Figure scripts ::
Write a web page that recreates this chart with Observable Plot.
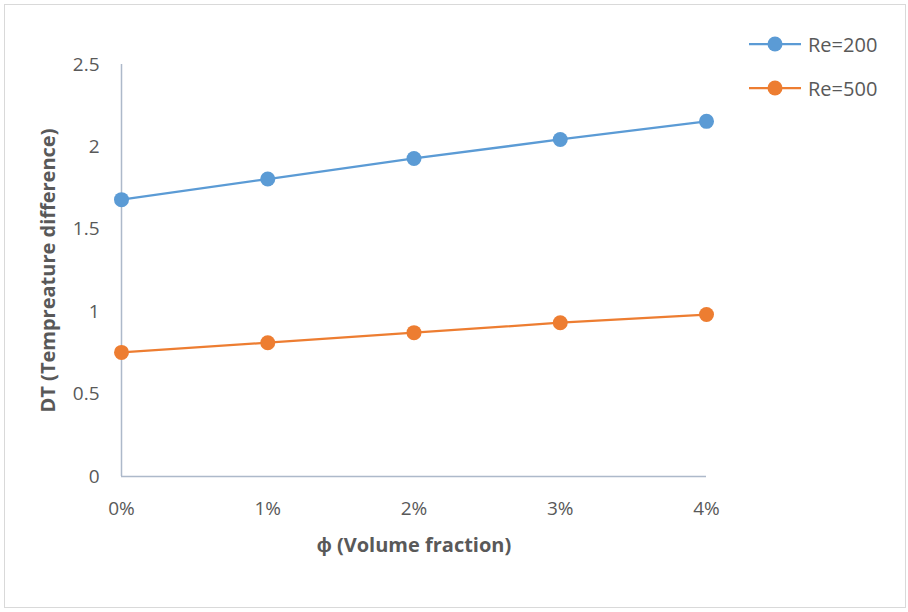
<!DOCTYPE html>
<html><head><meta charset="utf-8">
<script src="https://cdn.jsdelivr.net/npm/d3@7"></script>
<script src="https://cdn.jsdelivr.net/npm/@observablehq/plot@0.6"></script>
<style>
body{margin:0;background:#fff;}
#wrap{position:relative;width:908px;height:612px;overflow:hidden;}
#border{position:absolute;left:4px;top:4px;width:900px;height:602px;border:1px solid #d9d9d9;pointer-events:none;}
#legend{position:absolute;left:748px;top:30px;font-family:"Open Sans",sans-serif;font-size:20px;color:#595959;}
.item{display:flex;align-items:center;height:28px;margin-bottom:16px;}
.item span{margin-left:6px;}
</style></head>
<body>
<div id="wrap"><div id="border"></div><div id="legend"></div></div>
<script>
const phi = [0, 1, 2, 3, 4];
const xTickLabels = ["0%", "1%", "2%", "3%", "4%"];
const yTicks = [0, 0.5, 1, 1.5, 2, 2.5];
const seriesNames = ["Re=200", "Re=500"];
const seriesColors = ["#5b9bd5", "#ed7d31"];
const re200 = [1.68, 1.805, 1.93, 2.045, 2.155];
const re500 = [0.753, 0.812, 0.873, 0.933, 0.983];
const xTitle = "ϕ (Volume fraction)";
const yTitle = "DT (Tempreature difference)";

const rows = [];
[re200, re500].forEach((vals, s) => vals.forEach((v, i) => rows.push({x: phi[i], y: v, series: seriesNames[s]})));

const axisColor = "#adb9ca";
const chart = Plot.plot({
  width: 908, height: 612,
  marginLeft: 121, marginRight: 202, marginTop: 64, marginBottom: 136,
  style: {fontFamily: "'Open Sans', sans-serif", fontSize: "20px", color: "#595959", background: "transparent"},
  x: {domain: [0, 4]},
  y: {domain: [0, 2.5]},
  color: {domain: seriesNames, range: seriesColors},
  marks: [
    Plot.ruleX([0], {stroke: axisColor, strokeWidth: 1.5}),
    Plot.ruleY([0], {stroke: axisColor, strokeWidth: 1.5}),
    Plot.axisX({ticks: phi, tickFormat: i => xTickLabels[i], tickSize: 0, tickPadding: 25, label: null, fontSize: 19}),
    Plot.axisY({ticks: yTicks, tickFormat: d => String(d), tickSize: 0, tickPadding: 22, label: null, fontSize: 19}),
    Plot.line(rows, {x: "x", y: "y", z: "series", stroke: "series", strokeWidth: 2.25}),
    Plot.dot(rows, {x: "x", y: "y", fill: "series", r: 7.5, stroke: null}),
    Plot.text([xTitle], {frameAnchor: "bottom", dy: 75, fontWeight: "bold", fontSize: 20, fill: "#595959"}),
    Plot.text([yTitle], {frameAnchor: "left", textAnchor: "middle", dx: -73, rotate: -90, fontWeight: "bold", fontSize: 20, fill: "#595959"})
  ]
});
document.getElementById("wrap").prepend(chart);

const legend = document.getElementById("legend");
seriesNames.forEach((name, i) => {
  const c = seriesColors[i];
  const div = document.createElement("div");
  div.className = "item";
  div.innerHTML = `<svg width="54" height="20"><line x1="1" y1="10" x2="53" y2="10" stroke="${c}" stroke-width="2.25"/><circle cx="27" cy="10" r="7.5" fill="${c}"/></svg><span>${name}</span>`;
  legend.appendChild(div);
});
</script>
</body></html>
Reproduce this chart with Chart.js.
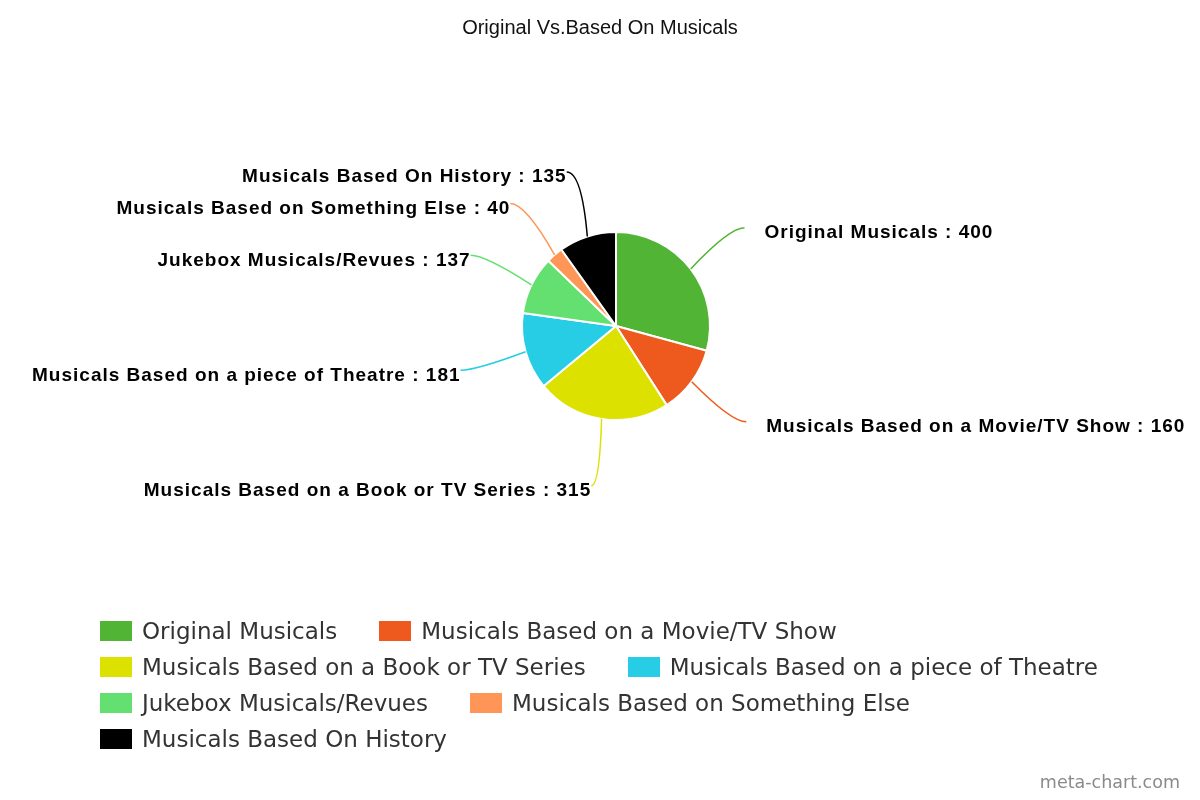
<!DOCTYPE html>
<html>
<head>
<meta charset="utf-8">
<script src="https://cdn.jsdelivr.net/npm/chart.js@4/dist/chart.umd.min.js"></script>
<style>
    html, body { margin: 0; padding: 0; background: #fff; }
    #wrap { position: relative; width: 1200px; height: 800px; overflow: hidden; }
    #pie { position: absolute; left: 0; top: 0; }
    .title { position: absolute; left: 0; top: 15px; width: 1200px; text-align: center;
        font: 20px "Liberation Sans", Arial, sans-serif; line-height: 24px; color: #111; }
    .legend { position: absolute; left: 100px; top: 621px; width: 1100px; display: flex; flex-wrap: wrap;
        column-gap: 42px; row-gap: 16px; font: 23px "DejaVu Sans", Verdana, sans-serif; color: #333; }
    .legend-item { display: flex; align-items: center; height: 20px; line-height: 20px; white-space: nowrap; }
    .legend-box { width: 32px; height: 20px; margin-right: 10px; flex: none; }
    .credit { position: absolute; right: 20px; top: 772px; font: 17.5px "DejaVu Sans", Verdana, sans-serif; color: #8a8a8a; }
</style>
</head>
<body>
<div id="wrap">
    <canvas id="pie" width="1200" height="800"></canvas>
    <div class="title">Original Vs.Based On Musicals</div>
    <div class="legend" id="legend"></div>
    <div class="credit">meta-chart.com</div>
</div>
<script>
// ===== data =====
const categories = [
    'Original Musicals',
    'Musicals Based on a Movie/TV Show',
    'Musicals Based on a Book or TV Series',
    'Musicals Based on a piece of Theatre',
    'Jukebox Musicals/Revues',
    'Musicals Based on Something Else',
    'Musicals Based On History'
];
const counts = [400, 160, 315, 181, 137, 40, 135];
const sliceColors = ['#52b434', '#ee5a1d', '#dde100', '#26cde5', '#63e06f', '#ff9657', '#000000'];

// legend (html, flows like the original)
document.getElementById('legend').innerHTML = categories.map((c, i) => `
    <div class="legend-item"><span class="legend-box" style="background:${sliceColors[i]}"></span>${c}</div>
`).join('');

// outside labels with curved leader lines
const outerLabels = {
    id: 'outerLabels',
    afterDatasetsDraw(chart) {
        const ctx = chart.ctx;
        const meta = chart.getDatasetMeta(0);
        ctx.save();
        ctx.font = 'bold 19px "Liberation Sans", Arial, sans-serif';
        if ('letterSpacing' in ctx) ctx.letterSpacing = '1px';
        ctx.textBaseline = 'middle';
        meta.data.forEach((arc, i) => {
            const { x, y, startAngle, endAngle, outerRadius } = arc.getProps(['x', 'y', 'startAngle', 'endAngle', 'outerRadius'], true);
            const mid = (startAngle + endAngle) / 2;
            const cos = Math.cos(mid), sin = Math.sin(mid);
            const side = cos >= 0 ? 1 : -1;
            const p0 = { x: x + cos * outerRadius, y: y + sin * outerRadius };
            const end = { x: x + cos * outerRadius * 1.72, y: y + sin * outerRadius * 1.72 };
            const k = Math.min(15, Math.abs(end.x - p0.x) * 0.8);
            const ctrl = { x: end.x - side * k, y: end.y };

            ctx.strokeStyle = sliceColors[i];
            ctx.lineWidth = 1.5;
            ctx.beginPath();
            ctx.moveTo(p0.x, p0.y);
            ctx.quadraticCurveTo(ctrl.x, ctrl.y, end.x, end.y);
            ctx.stroke();

            ctx.fillStyle = '#000';
            const txt = categories[i] + ' : ' + counts[i];
            if (side > 0) {
                ctx.textAlign = 'left';
                ctx.fillText(txt, end.x + 20, end.y + 5);
            } else {
                ctx.textAlign = 'right';
                ctx.fillText(txt, end.x, end.y + 5);
            }
        });
        ctx.restore();
    }
};

new Chart(document.getElementById('pie'), {
    type: 'pie',
    data: {
        labels: categories,
        datasets: [{
            data: counts,
            backgroundColor: sliceColors,
            borderColor: '#ffffff',
            borderWidth: 2
        }]
    },
    options: {
        responsive: false,
        animation: false,
        radius: 94,
        layout: { padding: { top: 232, bottom: 380, left: 416, right: 384 } },
        plugins: {
            legend: { display: false },
            tooltip: { enabled: false },
            title: { display: false }
        }
    },
    plugins: [outerLabels]
});
</script>
</body>
</html>
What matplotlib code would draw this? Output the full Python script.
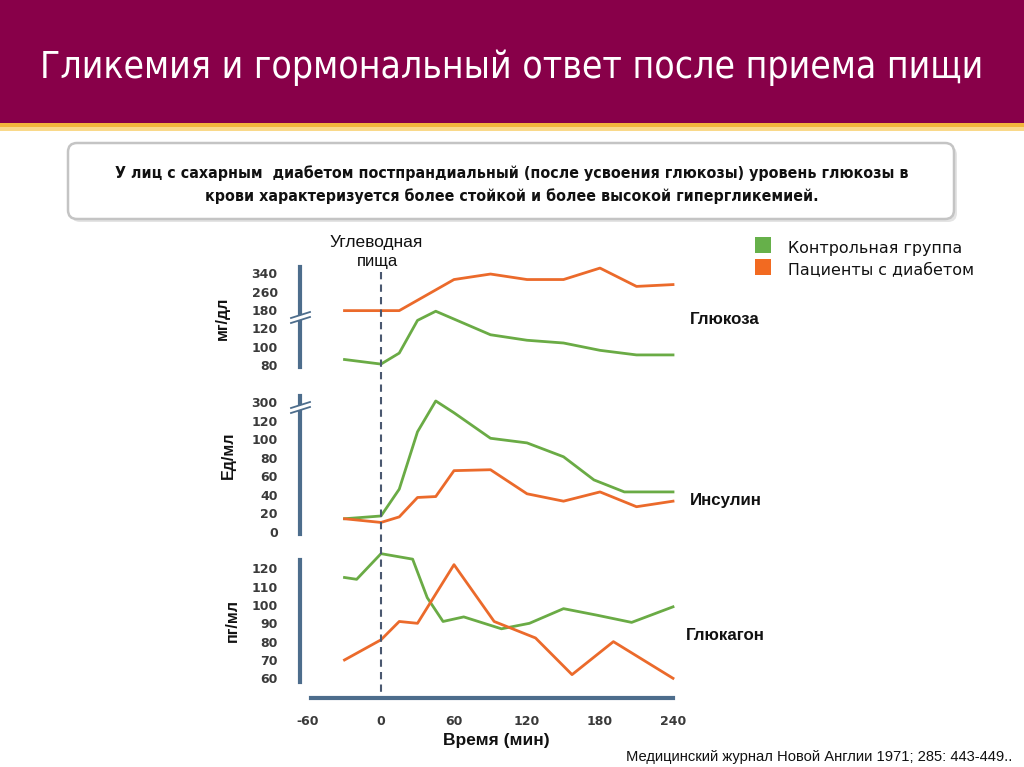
import numpy as np
import matplotlib
matplotlib.use("Agg")
import matplotlib.pyplot as plt
from matplotlib.patches import Rectangle, FancyBboxPatch, Polygon
from matplotlib.lines import Line2D
from matplotlib.transforms import Affine2D, blended_transform_factory

# ---------------------------------------------------------------
# data
# ---------------------------------------------------------------
glu_t_ctrl = [-30, 0, 15, 30, 45, 90, 120, 150, 180, 210, 240]
glu_ctrl   = [86, 81, 93, 146, 176, 113, 107, 104, 96, 91, 91]
glu_t_diab = [-30, 0, 15, 60, 90, 120, 150, 180, 210, 240]
glu_diab   = [178, 178, 178, 313, 337, 313, 313, 363, 283, 291]

ins_t_ctrl = [-30, 0, 15, 30, 45, 60, 90, 120, 150, 175, 200, 240]
ins_ctrl   = [14, 17, 46, 108, 312, 197, 101, 96, 81, 56, 43, 43]
ins_t_diab = [-30, 0, 15, 30, 45, 60, 90, 120, 150, 180, 210, 240]
ins_diab   = [14, 10, 16, 37, 38, 66, 67, 41, 33, 43, 27, 33]

gcg_t_ctrl = [-30, -20, 0, 26, 38, 51, 68, 99, 122, 150, 177, 206, 240]
gcg_ctrl   = [115, 114, 128, 125, 104, 91, 93.5, 87, 90, 98, 94.5, 90.5, 99]
gcg_t_diab = [-30, 0, 15, 30, 60, 93, 127, 157, 191, 240]
gcg_diab   = [70, 81, 91, 90, 122, 91, 82, 62, 80, 60]

glu_ticks  = [80, 100, 120, 180, 260, 340]
ins_ticks  = [0, 20, 40, 60, 80, 100, 120, 300]
gcg_ticks  = [60, 70, 80, 90, 100, 110, 120]
time_ticks = [-60, 0, 60, 120, 180, 240]

labels = ["Контрольная группа", "Пациенты с диабетом"]

# ---------------------------------------------------------------
# styling
# ---------------------------------------------------------------
W, H = 1024, 767
GREEN, ORANGE = "#6aab45", "#eb6a2b"
AXC = "#4d6d8c"
TXT = "#3a3a3a"
SANS = ["Liberation Sans", "DejaVu Sans"]

fig = plt.figure(figsize=(W / 100, H / 100), dpi=100)
px = Affine2D().scale(1 / W, -1 / H).translate(0, 1) + fig.transFigure


def fx(x):
    return x / W


def fy(y):
    return 1 - y / H


# header band
fig.add_artist(Rectangle((0, 0), W, 124, transform=px, color="#880049", lw=0))
fig.add_artist(Rectangle((0, 123), W, 5, transform=px, color="#f3b63c", lw=0))
fig.add_artist(Rectangle((0, 127), W, 4, transform=px, color="#f9d98a", lw=0))
fig.text(fx(512), fy(68), "Гликемия и гормональный ответ после приема пищи",
         color="white", fontsize=26.7, family=["DejaVu Sans"], stretch="condensed",
         ha="center", va="center")

# text box
fig.add_artist(FancyBboxPatch((71, 146), 886, 76, transform=px,
                              boxstyle="round,pad=0,rounding_size=9",
                              fc="#e4e4e4", ec="none"))
fig.add_artist(FancyBboxPatch((68, 143), 886, 76, transform=px,
                              boxstyle="round,pad=0,rounding_size=9",
                              fc="white", ec="#c4c4c4", lw=1.8))
fig.text(fx(512), fy(173), "У лиц с сахарным  диабетом постпрандиальный (после усвоения глюкозы) уровень глюкозы в",
         fontsize=11.4, family=["DejaVu Sans"], stretch="condensed", weight="bold",
         ha="center", va="center", color="#111111")
fig.text(fx(512), fy(196), "крови характеризуется более стойкой и более высокой гипергликемией.",
         fontsize=11.4, family=["DejaVu Sans"], stretch="condensed", weight="bold",
         ha="center", va="center", color="#111111")

# ---------------------------------------------------------------
# panels
# ---------------------------------------------------------------
T0PX, PXPM = 381.0, 1.2167
XL, XR = 300, 700
xlim = ((XL - T0PX) / PXPM, (XR - T0PX) / PXPM)


def make_scale(vb, pb):
    vb, pb = np.asarray(vb, float), np.asarray(pb, float)
    return (lambda v: np.interp(v, vb, pb)), (lambda p: np.interp(p, pb, vb))


def panel(top, bot, p0, ppu, fwd, inv, ticks):
    ax = fig.add_axes([fx(XL), fy(bot), (XR - XL) / W, (bot - top) / H])
    ax.set_yscale("function", functions=(fwd, inv))
    ax.set_ylim(inv(np.array((p0 - bot) / ppu)), inv(np.array((p0 - top) / ppu)))
    ax.set_xlim(*xlim)
    for s in ("top", "right", "bottom"):
        ax.spines[s].set_visible(False)
    ax.spines["left"].set_color(AXC)
    ax.spines["left"].set_linewidth(3)
    ax.set_yticks(ticks)
    ax.set_yticklabels([str(t) for t in ticks])
    ax.minorticks_off()
    ax.tick_params(axis="y", length=0, pad=16, labelsize=9, labelcolor=TXT)
    for lab in ax.get_yticklabels():
        lab.set_fontweight("bold")
    ax.set_xticks([])
    ax.patch.set_alpha(0)
    return ax


def draw(ax, tc, yc, td, yd):
    ax.plot(tc, yc, color=GREEN, lw=2.0, clip_on=False, solid_joinstyle="round")
    ax.plot(td, yd, color=ORANGE, lw=2.0, clip_on=False, solid_joinstyle="round")


def brk(y):
    fig.add_artist(Polygon([(292, y + 3), (309, y - 3), (309, y - 8), (292, y - 2)],
                           closed=True, transform=px, fc="white", ec="none", zorder=5))
    for d in (0, -5):
        fig.add_artist(Line2D([291, 310], [y + 3 + d, y - 3 + d], transform=px,
                              color=AXC, lw=1.3, zorder=6))


# glucose
f1, i1 = make_scale([-1000, 120, 180, 2000], [-54, 2, 3, 3 + 1820 / 80])
ax1 = panel(267, 367, 365, 18.33, f1, i1, glu_ticks)
draw(ax1, glu_t_ctrl, glu_ctrl, glu_t_diab, glu_diab)
brk(320)

# insulin
f2, i2 = make_scale([-1000, 120, 300, 2000], [-50, 6, 7, 7 + 1700 / 180])
ax2 = panel(396, 534, 531.7, 18.5, f2, i2, ins_ticks)
draw(ax2, ins_t_ctrl, ins_ctrl, ins_t_diab, ins_diab)
brk(410)

# glucagon
f3, i3 = make_scale([-1000, 2000], [-106, 194])
ax3 = panel(560, 682, 678.3, 18.33, f3, i3, gcg_ticks)
draw(ax3, gcg_t_ctrl, gcg_ctrl, gcg_t_diab, gcg_diab)

# time axis
axt = fig.add_axes([fx(XL), fy(698), (XR - XL) / W, 0.5 / H])
axt.set_xlim(*xlim)
for s in ("top", "right", "left"):
    axt.spines[s].set_visible(False)
axt.spines["bottom"].set_color(AXC)
axt.spines["bottom"].set_linewidth(3)
axt.spines["bottom"].set_bounds((311 - T0PX) / PXPM, 240)
axt.set_yticks([])
axt.set_xticks(time_ticks)
axt.set_xticklabels([str(t) for t in time_ticks])
axt.tick_params(axis="x", length=0, pad=12, labelsize=9, labelcolor=TXT)
for lab in axt.get_xticklabels():
    lab.set_fontweight("bold")
axt.patch.set_alpha(0)

# meal marker
tr = blended_transform_factory(ax3.transData, fig.transFigure)
fig.add_artist(Line2D([0, 0], [fy(272), fy(692)], transform=tr, color="#4a5870",
                      lw=1.5, ls=(0, (3.5, 2.5))))
fig.text(fx(376), fy(242), "Углеводная", fontsize=12.5, family=SANS, ha="center", va="center", color="#111111")
fig.text(fx(378), fy(262), "пища", fontsize=12, family=SANS, ha="center", va="center", color="#111111")

# unit labels
fig.text(fx(222), fy(318), "мг/дл", rotation=90, fontsize=11.5, family=SANS, weight="bold",
         ha="center", va="center", color="#111111")
fig.text(fx(228), fy(455), "Ед/мл", rotation=90, fontsize=11.5, family=SANS, weight="bold",
         ha="center", va="center", color="#111111")
fig.text(fx(232), fy(620), "пг/мл", rotation=90, fontsize=11.5, family=SANS, weight="bold",
         ha="center", va="center", color="#111111")

# curve names
fig.text(fx(690), fy(320), "Глюкоза", fontsize=12.2, family=SANS, weight="bold", va="center", color="#111111")
fig.text(fx(690), fy(500), "Инсулин", fontsize=12.2, family=SANS, weight="bold", va="center", color="#111111")
fig.text(fx(686), fy(636), "Глюкагон", fontsize=12.2, family=SANS, weight="bold", va="center", color="#111111")

# legend
for y, c, lab in zip((237, 259), ("#66b04a", "#f26a21"), labels):
    fig.add_artist(Rectangle((755, y), 16, 16, transform=px, color=c, lw=0))
    fig.text(fx(788), fy(y + 12), lab, fontsize=11.4, family=["DejaVu Sans"],
             va="center", color="#111111")

fig.text(fx(496), fy(740), "Время (мин)", fontsize=12.5, family=SANS, weight="bold",
         ha="center", va="center", color="#111111")
fig.text(fx(1012), fy(757), "Медицинский журнал Новой Англии 1971; 285: 443-449..",
         fontsize=10.6, family=SANS, ha="right", va="center", color="#111111")

fig.savefig("out.png", dpi=100)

WHAT IS ASKED :: Search the data above for the string "with" and copy each line that has it.

EXERCISE SOLUTION ::
Write a web page that recreates this chart with Observable Plot.
Reproduce this chart with Chart.js.
// outside labels with curved leader lines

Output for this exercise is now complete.